Some audience members may even be sent to "the office."

McShane takes what's ostensibly the lead role in the play, though he says "Pit" is definitely an ensemble piece filled with juicy parts. The cast includes a number of veteran Gainesville actors, including three with actual classroom experience. And Julie Tidwell, who plays detached administrator Wendy, actually was taught by both McShane and cast member Dirk Drake at Westwood.

The play carries an R-rating for "its mature treatment of school violence, high-stakes testing, academic freedom and prayer in school." But McShane, who goes by Tim in his academic life, says he's not too concerned about potential backlash.

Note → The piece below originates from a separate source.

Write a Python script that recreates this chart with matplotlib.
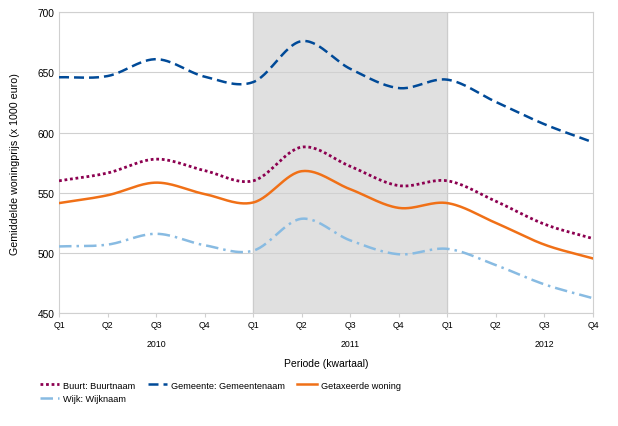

"Ironically, I think that the reason my colleagues chose me as Teacher of the Year is that they believe that I would stand up and say things," he says. "And, no, I don't think that I should get in any trouble because, as a teacher, we battle ignorance. So if you're going to expect teachers to just sit idly by when they see things that are patently stupid, then they're not really doing their job."

McShane and his son, Michael, hope to begin shooting a big-screen version of "Pit" this summer. In the meantime, McShane emphasizes his work presents an exciting opportunity on the local theater scene - a fresh, original play. And Eyerly contends the reward will be a new outlook on education.

"The play really brings to life the frustration we feel in a way that the general public can understand," he says. "There is a lot of humor. We laugh in rehearsal so much, but the funny thing is you laugh, and then you think, this is true, and it's not funny."